● The data:

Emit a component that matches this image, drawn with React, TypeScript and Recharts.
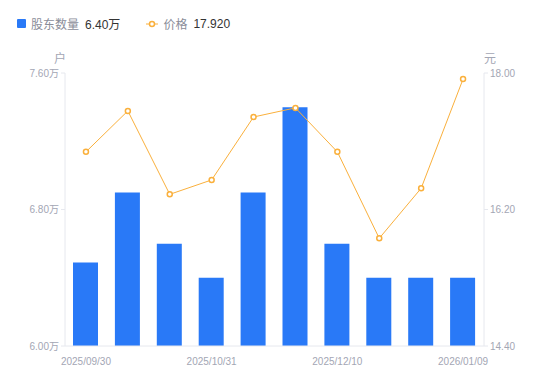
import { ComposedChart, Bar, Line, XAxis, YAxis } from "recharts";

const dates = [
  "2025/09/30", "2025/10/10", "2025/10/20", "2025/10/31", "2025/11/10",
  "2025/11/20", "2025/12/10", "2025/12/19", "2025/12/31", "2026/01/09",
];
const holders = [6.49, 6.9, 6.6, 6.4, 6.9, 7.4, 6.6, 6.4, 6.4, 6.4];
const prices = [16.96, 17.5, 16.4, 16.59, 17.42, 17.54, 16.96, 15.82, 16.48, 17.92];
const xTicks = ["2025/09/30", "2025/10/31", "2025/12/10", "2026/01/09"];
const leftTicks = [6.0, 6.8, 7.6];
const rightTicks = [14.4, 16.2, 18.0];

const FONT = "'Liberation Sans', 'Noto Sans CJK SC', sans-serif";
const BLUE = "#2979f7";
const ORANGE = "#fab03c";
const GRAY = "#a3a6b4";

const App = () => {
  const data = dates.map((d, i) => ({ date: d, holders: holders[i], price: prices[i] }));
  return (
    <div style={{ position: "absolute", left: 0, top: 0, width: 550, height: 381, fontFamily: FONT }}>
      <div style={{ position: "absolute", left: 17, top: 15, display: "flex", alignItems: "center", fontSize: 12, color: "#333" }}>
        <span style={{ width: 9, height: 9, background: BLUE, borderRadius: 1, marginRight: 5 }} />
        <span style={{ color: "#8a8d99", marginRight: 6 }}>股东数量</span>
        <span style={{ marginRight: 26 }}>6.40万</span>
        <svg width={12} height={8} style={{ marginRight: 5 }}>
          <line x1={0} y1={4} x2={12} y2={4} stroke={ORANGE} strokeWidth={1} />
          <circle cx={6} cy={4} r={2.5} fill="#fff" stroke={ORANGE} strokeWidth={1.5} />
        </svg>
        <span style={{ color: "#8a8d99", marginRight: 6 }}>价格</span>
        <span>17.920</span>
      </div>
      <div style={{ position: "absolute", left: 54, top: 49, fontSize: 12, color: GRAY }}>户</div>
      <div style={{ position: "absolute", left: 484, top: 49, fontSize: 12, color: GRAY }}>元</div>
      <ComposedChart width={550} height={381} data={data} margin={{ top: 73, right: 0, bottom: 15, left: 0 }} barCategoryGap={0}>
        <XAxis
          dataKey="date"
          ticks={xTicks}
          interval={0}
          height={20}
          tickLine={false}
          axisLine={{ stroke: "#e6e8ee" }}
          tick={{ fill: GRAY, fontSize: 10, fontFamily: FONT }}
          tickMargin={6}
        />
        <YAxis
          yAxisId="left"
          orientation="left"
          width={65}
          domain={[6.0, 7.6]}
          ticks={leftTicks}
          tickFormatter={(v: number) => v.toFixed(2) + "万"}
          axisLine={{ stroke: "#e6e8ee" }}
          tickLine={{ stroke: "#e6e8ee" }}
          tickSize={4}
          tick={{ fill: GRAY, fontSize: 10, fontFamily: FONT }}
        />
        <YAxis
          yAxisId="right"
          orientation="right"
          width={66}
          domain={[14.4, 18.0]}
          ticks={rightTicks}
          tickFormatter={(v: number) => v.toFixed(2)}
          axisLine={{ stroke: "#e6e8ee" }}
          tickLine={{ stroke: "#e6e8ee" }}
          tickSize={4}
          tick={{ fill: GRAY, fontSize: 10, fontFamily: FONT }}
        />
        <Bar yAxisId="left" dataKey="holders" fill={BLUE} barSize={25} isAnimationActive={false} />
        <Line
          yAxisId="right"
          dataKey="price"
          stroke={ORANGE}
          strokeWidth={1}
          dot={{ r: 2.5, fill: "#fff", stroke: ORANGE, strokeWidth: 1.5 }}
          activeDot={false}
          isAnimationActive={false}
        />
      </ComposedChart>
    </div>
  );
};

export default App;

==

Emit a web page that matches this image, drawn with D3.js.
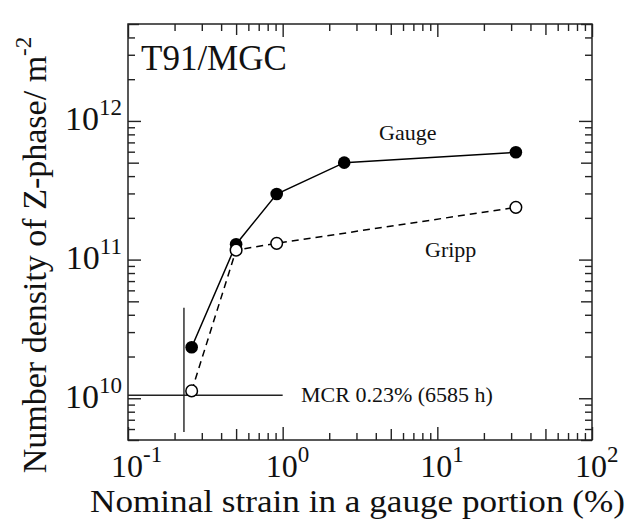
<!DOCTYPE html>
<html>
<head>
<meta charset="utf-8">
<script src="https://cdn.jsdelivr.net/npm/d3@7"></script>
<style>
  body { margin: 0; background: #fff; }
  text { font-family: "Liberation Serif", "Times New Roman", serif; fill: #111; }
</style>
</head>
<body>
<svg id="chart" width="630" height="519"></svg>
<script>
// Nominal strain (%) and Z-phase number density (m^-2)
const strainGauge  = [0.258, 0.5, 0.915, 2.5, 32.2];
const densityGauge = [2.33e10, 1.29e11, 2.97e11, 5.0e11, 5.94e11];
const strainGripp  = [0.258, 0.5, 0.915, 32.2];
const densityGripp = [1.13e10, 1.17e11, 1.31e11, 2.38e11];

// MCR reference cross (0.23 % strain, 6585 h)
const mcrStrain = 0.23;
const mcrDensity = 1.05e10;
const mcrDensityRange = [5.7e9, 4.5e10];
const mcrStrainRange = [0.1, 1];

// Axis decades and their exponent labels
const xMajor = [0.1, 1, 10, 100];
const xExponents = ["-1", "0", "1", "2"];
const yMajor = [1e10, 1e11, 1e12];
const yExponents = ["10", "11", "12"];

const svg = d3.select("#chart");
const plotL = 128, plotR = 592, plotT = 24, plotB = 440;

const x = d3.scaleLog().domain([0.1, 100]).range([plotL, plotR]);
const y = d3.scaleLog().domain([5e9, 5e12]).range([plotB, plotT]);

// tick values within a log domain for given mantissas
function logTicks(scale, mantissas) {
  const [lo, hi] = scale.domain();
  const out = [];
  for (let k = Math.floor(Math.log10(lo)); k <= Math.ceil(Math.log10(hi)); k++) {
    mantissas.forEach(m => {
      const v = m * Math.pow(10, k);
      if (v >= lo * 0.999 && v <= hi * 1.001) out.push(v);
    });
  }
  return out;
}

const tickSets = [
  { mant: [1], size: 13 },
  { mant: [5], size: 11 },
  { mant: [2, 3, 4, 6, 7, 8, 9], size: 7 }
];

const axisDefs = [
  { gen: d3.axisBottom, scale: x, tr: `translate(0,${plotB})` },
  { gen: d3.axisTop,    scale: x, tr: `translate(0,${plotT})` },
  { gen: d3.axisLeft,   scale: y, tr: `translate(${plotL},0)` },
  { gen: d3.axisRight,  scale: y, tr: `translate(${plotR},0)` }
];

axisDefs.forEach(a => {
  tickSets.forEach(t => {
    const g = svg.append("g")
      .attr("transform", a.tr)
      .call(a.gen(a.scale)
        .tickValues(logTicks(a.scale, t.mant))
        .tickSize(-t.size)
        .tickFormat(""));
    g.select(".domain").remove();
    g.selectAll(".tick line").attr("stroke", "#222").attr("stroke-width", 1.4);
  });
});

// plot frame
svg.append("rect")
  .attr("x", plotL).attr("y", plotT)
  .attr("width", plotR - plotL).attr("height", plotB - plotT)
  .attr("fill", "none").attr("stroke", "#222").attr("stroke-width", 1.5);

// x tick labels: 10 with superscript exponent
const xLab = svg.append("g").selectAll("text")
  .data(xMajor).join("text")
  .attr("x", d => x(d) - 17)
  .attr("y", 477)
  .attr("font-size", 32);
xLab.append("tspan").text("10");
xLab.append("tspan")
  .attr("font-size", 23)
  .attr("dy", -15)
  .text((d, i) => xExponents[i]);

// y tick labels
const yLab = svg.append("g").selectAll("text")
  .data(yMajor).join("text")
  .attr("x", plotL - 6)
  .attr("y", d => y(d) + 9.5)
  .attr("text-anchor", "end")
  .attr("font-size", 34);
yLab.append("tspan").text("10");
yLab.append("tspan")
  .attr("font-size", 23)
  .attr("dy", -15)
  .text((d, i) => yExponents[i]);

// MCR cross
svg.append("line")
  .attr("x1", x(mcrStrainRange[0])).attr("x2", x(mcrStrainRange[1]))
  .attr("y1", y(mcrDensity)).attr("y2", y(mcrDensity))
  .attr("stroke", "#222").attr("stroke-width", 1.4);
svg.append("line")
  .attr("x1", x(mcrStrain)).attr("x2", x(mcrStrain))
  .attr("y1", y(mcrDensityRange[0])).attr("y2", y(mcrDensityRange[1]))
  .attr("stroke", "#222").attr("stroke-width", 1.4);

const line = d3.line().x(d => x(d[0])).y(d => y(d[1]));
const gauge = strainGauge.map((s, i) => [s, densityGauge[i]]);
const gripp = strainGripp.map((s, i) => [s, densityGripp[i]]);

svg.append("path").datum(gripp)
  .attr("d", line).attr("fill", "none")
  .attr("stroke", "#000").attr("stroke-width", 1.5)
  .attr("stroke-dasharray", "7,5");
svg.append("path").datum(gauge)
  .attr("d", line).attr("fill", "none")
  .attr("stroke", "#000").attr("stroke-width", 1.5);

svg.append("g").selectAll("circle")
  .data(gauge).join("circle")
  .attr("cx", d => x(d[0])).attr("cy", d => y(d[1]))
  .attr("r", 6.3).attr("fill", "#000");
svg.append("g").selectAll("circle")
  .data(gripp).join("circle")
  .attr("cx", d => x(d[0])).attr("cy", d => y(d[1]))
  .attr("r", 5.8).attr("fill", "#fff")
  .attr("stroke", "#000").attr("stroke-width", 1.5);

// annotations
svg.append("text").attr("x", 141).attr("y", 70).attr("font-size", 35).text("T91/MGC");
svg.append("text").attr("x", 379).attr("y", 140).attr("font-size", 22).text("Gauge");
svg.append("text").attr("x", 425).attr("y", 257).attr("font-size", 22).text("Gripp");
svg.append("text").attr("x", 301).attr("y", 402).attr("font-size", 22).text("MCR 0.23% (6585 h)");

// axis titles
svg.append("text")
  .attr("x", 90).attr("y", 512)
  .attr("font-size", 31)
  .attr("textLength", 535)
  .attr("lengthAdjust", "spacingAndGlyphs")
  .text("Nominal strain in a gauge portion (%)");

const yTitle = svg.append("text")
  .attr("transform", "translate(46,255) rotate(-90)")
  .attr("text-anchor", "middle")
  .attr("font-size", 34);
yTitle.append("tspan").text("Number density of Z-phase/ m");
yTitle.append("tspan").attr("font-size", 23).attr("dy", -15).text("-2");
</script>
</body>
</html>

● Task:
Leaving the pictures out, write out exactly the lines from the line containing "Emit a component" through the line containing "Line, XAxis, YAxis", both included.

● Correct output:
Emit a component that matches this image, drawn with React, TypeScript and Recharts.
import { ComposedChart, Bar, Line, XAxis, YAxis } from "recharts";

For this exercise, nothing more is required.